I discussed yesterday what I referred to as the scourge of verbalism when it comes to what we call ISIS, al Qaida, their various subsidiaries, franchises or whatever else. I wanted to flag your attention to this new piece by J.J. Goldberg in The Forward. It is definitely on the verbalist side of the divide. But it’s also the best version of the argument I’ve seen. I would not even say that I disagree with it in its particulars. I read through it and I find myself saying, yes, yes, yes, that yes, this yes.
But on the global point, we’re arguing here with strawmen and making a grand battle over something that simply pales in comparison to anything that actually matters in terms of combating ISIS or virtually anything else. Is there someone out there who thinks that ISIS’s core recruits don’t think they’re involved in a religious war or pursuing a purified form of Islam, in fact the only true version of Islam? Who is this person? Is anyone shocked or have their basic strategic perspective shaken up by the thought that the jihadis who run ISIS think they’re trying to push forward an eschatological endtime?
In the much-discussed Graeme Wood piece in The Atlantic, Wood writes: “The reality is that the Islamic State is Islamic. Very Islamic.” Now, is there someone out there who thinks that ISIS is like the early Nation of Islam, a purportedly Muslim sect which in fact had only a fragmentary grasp of what orthodox Islam was and had various other ideas about evil white scientists and space ships? I’m not trying to be funny. The Wood piece is a fascinating read. But did someone read this and think, Damn, these ISIS folks are really hardcore and they are seriously into Islam! It’s a fascinating read but that is because it showed me in more detail what I knew before mainly in generality. And I think that is the case for almost anyone who’s been paying even relatively close attention to the news about ISIS over the last year.
There is also a strong thread running through Wood’s piece which suggests that this is the true, unalloyed Islam. As I said, earlier, for those of us who operate in history as opposed to under the aegis of eternity, religions have little in the way of essence. I think there are good historical arguments that this is a deviation within Islam. But Islam is what Muslims do. Same with Christianity and Judaism and Hinduism and every other faith. Before the Saudi family took over Arabia and then had the amazing good fortune of finding an epochal motherlode of oil, Islam was quite different. Things change. For all practical purposes, Islam is what Muslims do.
So, Yes, they’re totally gung-ho about Islam, as they understand it. They’re really violent and perpetuate barbaric cruelties. There’s no negotiating with them like rational acting states or even nationalist movements that perpetuate terrible acts of terrorism but which nevertheless have concrete goals over which some discussion might be possible. But I think we know this. Presumably this is why we’re bombing them constantly and have been for months.
If President Obama were talking about reaching out to ‘moderate elements’ within ISIS or finding ways to accommodate them I might join people in thinking, ‘Hmmm, I think we may be fashioning policies around flawed premises.’ But we are not seeing anything like that.

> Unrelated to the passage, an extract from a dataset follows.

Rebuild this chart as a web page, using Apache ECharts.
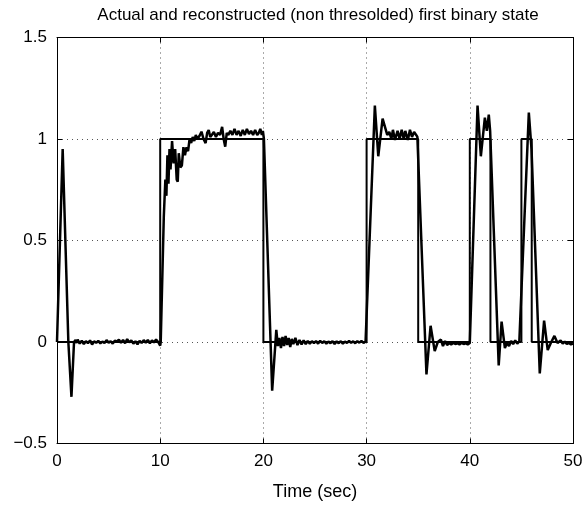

For the people who are really exercised about this I think they imagine (or want to imagine? Not sure), Obama as some sort of latter-day Braveheart with flowing hair and clanking armor turning his horse before his assembled horde of blue-paint smeared warriors, hairy and wild, and instead of delivering the expected primal YARRRRRRR! against England starts talking about the need to combat the ethnic group in the lower half of the island of Britain which was formally annexed by Rome, later settled by the Saxons, has developed over almost a millennium ineradicably distinct folkways and culture, and must not be allowed to dominate the native Celtic community in the northern part of the Island. And you see the warriors looking around crestfallen and confused, maybe here and there, with an uncertain ‘yar?’
You can sort of imagine Monty Python in its prime playing out the scene almost to perfection.
Rhetoric is important. Important in general, important in a leader. For my money, one of Obama’s best qualities as a president is his steadiness, his lack of drama, both in the lack of drama emerging out of his inner circle and his steadiness, unruffledness in the face of new challenges. We had a man who was big on drama and announcing ‘we’re all …’ this or that new national group every few days who the country could have elected back in 2008 and we did not. Having said all this, there are of course pluses and minuses to this style of leadership. And perhaps when it comes to war cries, it is a limitation. I fully recognize the legitimacy of this point. I do not believe that kind of inspirational or more emotional leadership requires a specific focus on Islam.
I think Fareed Zakaria has the much better part of this argument. President Obama is not running a seminar on Islamic theology or the Rashidun period of Muslim history. He is trying to forge a broad coalition which necessarily must involve, must have at its forefront, countries made up overwhelmingly of Muslims. At least in the abstract that is a decent reason for avoiding approaches which tend to portray the clash or can be portrayed as a clash between Islam and the West. Whether the execution is right, I’m genuinely not sure. But even beyond those who are simply trying to score domestic political points – and I fully grant that’s not everyone – I have yet to see any actual argument about why this matter of word choice has any practical effect beyond a kind of righteous self-expression. In the absence of that, the plausible arguments for its benefits seem more than worth considering.